— Begin Data shown —

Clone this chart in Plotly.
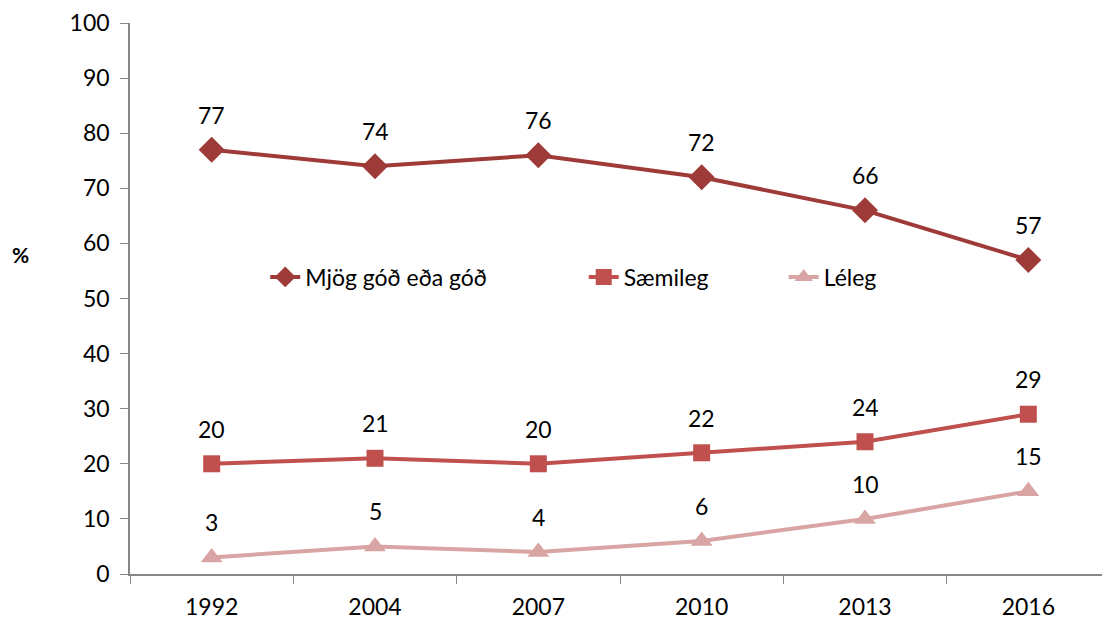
"""
Line chart: self-rated condition over survey years (Icelandic labels)
"""

import plotly.graph_objects as go

years = ['1992', '2004', '2007', '2010', '2013', '2016']
series_names = ['Mjög góð eða góð', 'Sæmileg', 'Léleg']
very_good = [77, 74, 76, 72, 66, 57]
fair = [20, 21, 20, 22, 24, 29]
poor = [3, 5, 4, 6, 10, 15]
y_ticks = [0, 10, 20, 30, 40, 50, 60, 70, 80, 90, 100]

FONT = 'Lato'
FSIZE = 23
colors = ['#9E3B38', '#C0504D', '#D9A5A4']
symbols = ['diamond', 'square', 'triangle-up']
marker_sizes = [20, 17, 19]

fig = go.Figure()

all_values = [very_good, fair, poor]
legend_ids = ['legend', 'legend2', 'legend3']

for name, values, color, symbol, msize, leg in zip(
        series_names, all_values, colors, symbols, marker_sizes, legend_ids):
    fig.add_trace(go.Scatter(
        x=years,
        y=values,
        name=name,
        mode='lines+markers',
        line=dict(color=color, width=4),
        marker=dict(symbol=symbol, size=msize, color=color),
        legend=leg,
        showlegend=True,
    ))
    # data labels above each point (x given as category index)
    for i, v in enumerate(values):
        fig.add_annotation(
            x=i, y=v, text=str(v), showarrow=False,
            xref='x', yref='y',
            yanchor='middle', yshift=35,
            font=dict(family=FONT, size=FSIZE, color='black'),
        )

legend_common = dict(
    orientation='h',
    yanchor='middle',
    xanchor='left',
    bgcolor='rgba(0,0,0,0)',
    font=dict(family=FONT, size=FSIZE, color='black'),
    itemwidth=30,
)

fig.update_layout(
    width=1102,
    height=616,
    margin=dict(l=122, r=0, t=13, b=50),
    paper_bgcolor='white',
    plot_bgcolor='white',
    showlegend=True,
    font=dict(family=FONT, size=FSIZE, color='black'),
    legend=dict(x=0.138, y=0.539, **legend_common),
    legend2=dict(x=0.463, y=0.539, **legend_common),
    legend3=dict(x=0.667, y=0.539, **legend_common),
    xaxis=dict(
        type='category',
        range=[-0.5, 5.5],
        showline=True,
        linecolor='#868686',
        linewidth=1.5,
        ticks='outside',
        tickson='boundaries',
        ticklen=8,
        tickcolor='#868686',
        showgrid=False,
        ticklabelstandoff=12,
        tickfont=dict(family=FONT, size=FSIZE, color='black'),
    ),
    yaxis=dict(
        range=[0, 100],
        tickvals=y_ticks,
        showline=True,
        linecolor='#868686',
        linewidth=1.5,
        ticks='outside',
        ticklen=8,
        tickcolor='#868686',
        showgrid=False,
        zeroline=False,
        ticklabelstandoff=6,
        ticklabeloverflow='allow',
        tickfont=dict(family=FONT, size=FSIZE, color='black'),
    ),
)

fig.add_annotation(
    xref='paper', yref='paper', x=-0.112, y=0.579,
    text='<b>%</b>', showarrow=False,
    xanchor='center', yanchor='middle',
    font=dict(family=FONT, size=21, color='black'),
)

fig.write_html('out.html')
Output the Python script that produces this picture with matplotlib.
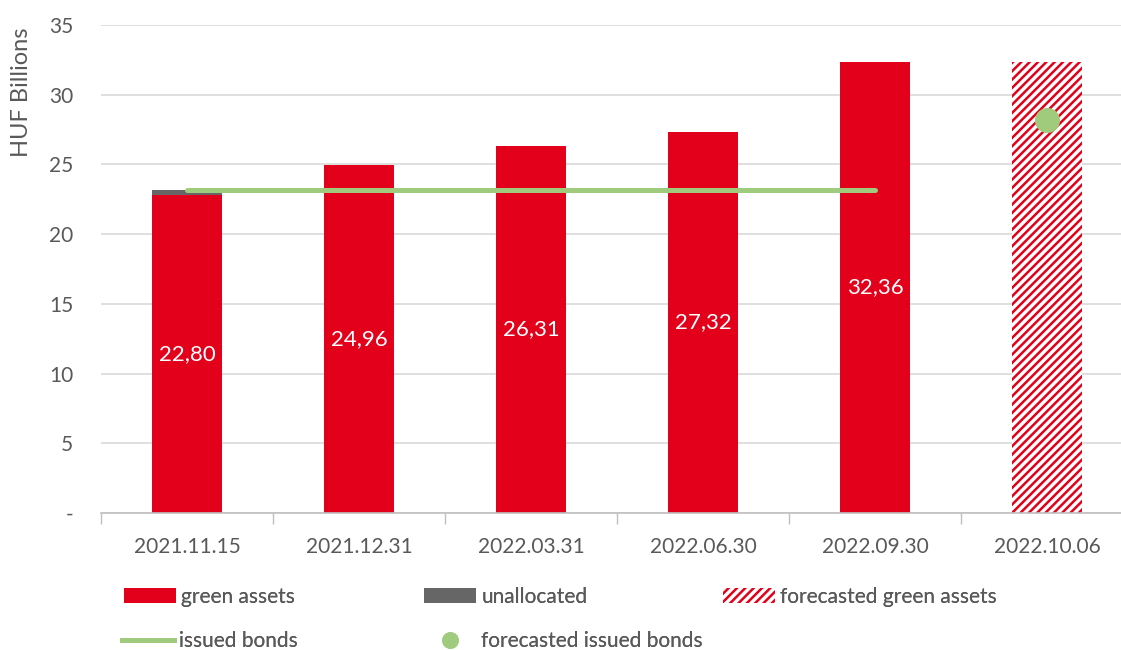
import matplotlib.pyplot as plt
from matplotlib.patches import Patch
from matplotlib.lines import Line2D

# Данные
dates = ['2021.11.15', '2021.12.31', '2022.03.31', '2022.06.30', '2022.09.30', '2022.10.06']
green_assets = [22.80, 24.96, 26.31, 27.32, 32.36]
unallocated = [0.40, 0.0, 0.0, 0.0, 0.0]
issued_bonds = [23.2, 23.2, 23.2, 23.2, 23.2]
forecast_green = 32.36
forecast_bonds = 28.2

RED = '#E2001A'
GREY = '#666666'
GREEN = '#A0CB7C'
TEXT = '#595959'

plt.rcParams['font.family'] = ['Lato', 'DejaVu Sans']
plt.rcParams['hatch.linewidth'] = 1.8

W, H = 1121, 650
fig = plt.figure(figsize=(W / 100, H / 100), dpi=100)
ax = fig.add_axes([101 / W, 1 - 513 / H, 1 - 101 / W, (513 - 25) / H])

x = list(range(len(green_assets)))
bar_w = 0.405

ax.bar(x, green_assets, width=bar_w, color=RED, zorder=2)
ax.bar(x, unallocated, width=bar_w, bottom=green_assets, color=GREY, zorder=2)
ax.bar([5], [forecast_green], width=bar_w, color='white', edgecolor=RED,
       hatch='////', linewidth=0, zorder=2)
ax.plot(x, issued_bonds, color=GREEN, linewidth=3.6, solid_capstyle='round', zorder=3)
ax.plot([5], [forecast_bonds], 'o', color=GREEN, markersize=17, zorder=3)

# Подписи значений
for xi, v in zip(x, green_assets):
    ax.text(xi, v / 2, '{:.2f}'.format(v).replace('.', ','), ha='center', va='center',
            color='white', fontsize=16)

# Оси
ax.set_yticks(range(0, 36, 5))
ax.set_yticklabels(['-'] + [str(v) for v in range(5, 36, 5)])
ax.set_xticks(range(len(dates)))
ax.set_xticklabels(dates)
ax.set_xticks([i - 0.5 for i in range(len(dates))], minor=True)
ax.set_xlim(-0.5, -0.5 + (W - 101) / 172)
ax.set_ylim(0, 35)
ax.tick_params(axis='x', which='major', length=0, pad=17, labelsize=15, labelcolor=TEXT)
ax.tick_params(axis='x', which='minor', length=8, color='#bfbfbf', width=1)
ax.tick_params(axis='y', length=0, pad=20, labelsize=15, labelcolor=TEXT)
ax.grid(axis='y', color='#d9d9d9', linewidth=1.2, zorder=0)
ax.set_axisbelow(True)
for s in ['top', 'right', 'left']:
    ax.spines[s].set_visible(False)
ax.spines['bottom'].set_color('#bfbfbf')
ax.spines['bottom'].set_linewidth(1.2)

ax.set_ylabel('HUF Billions', fontsize=17, color=TEXT)
ax.yaxis.set_label_coords(-0.068, 0.862)

# Легенда
legend_items = [
    (Patch(facecolor=RED), 'green assets', 124, 597),
    (Patch(facecolor=GREY), 'unallocated', 424, 597),
    (Patch(facecolor='white', edgecolor=RED, hatch='////', linewidth=0), 'forecasted green assets', 723, 597),
    (Line2D([], [], color=GREEN, linewidth=3.6), 'issued bonds', 122, 641),
    (Line2D([], [], color=GREEN, marker='o', linestyle='none', markersize=11), 'forecasted issued bonds', 424, 641),
]
for handle, label, px, py in legend_items:
    leg = fig.legend([handle], [label], loc='center left', bbox_to_anchor=(px / W, 1 - py / H),
                     frameon=False, fontsize=15, handlelength=2.5, handleheight=0.7,
                     handletextpad=0.25, borderpad=0, borderaxespad=0, labelcolor=TEXT)
    fig.add_artist(leg)

fig.savefig('out.png', dpi=100)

— End Data shown —

§ What is asked
Return exactly the lines from the one with "Output the Python" to the one with "TEXT = '#595959'", both ends kept, and only those. Images are left out.

§ Task answer
Output the Python script that produces this picture with matplotlib.
import matplotlib.pyplot as plt
from matplotlib.patches import Patch
from matplotlib.lines import Line2D

# Данные
dates = ['2021.11.15', '2021.12.31', '2022.03.31', '2022.06.30', '2022.09.30', '2022.10.06']
green_assets = [22.80, 24.96, 26.31, 27.32, 32.36]
unallocated = [0.40, 0.0, 0.0, 0.0, 0.0]
issued_bonds = [23.2, 23.2, 23.2, 23.2, 23.2]
forecast_green = 32.36
forecast_bonds = 28.2

RED = '#E2001A'
GREY = '#666666'
GREEN = '#A0CB7C'
TEXT = '#595959'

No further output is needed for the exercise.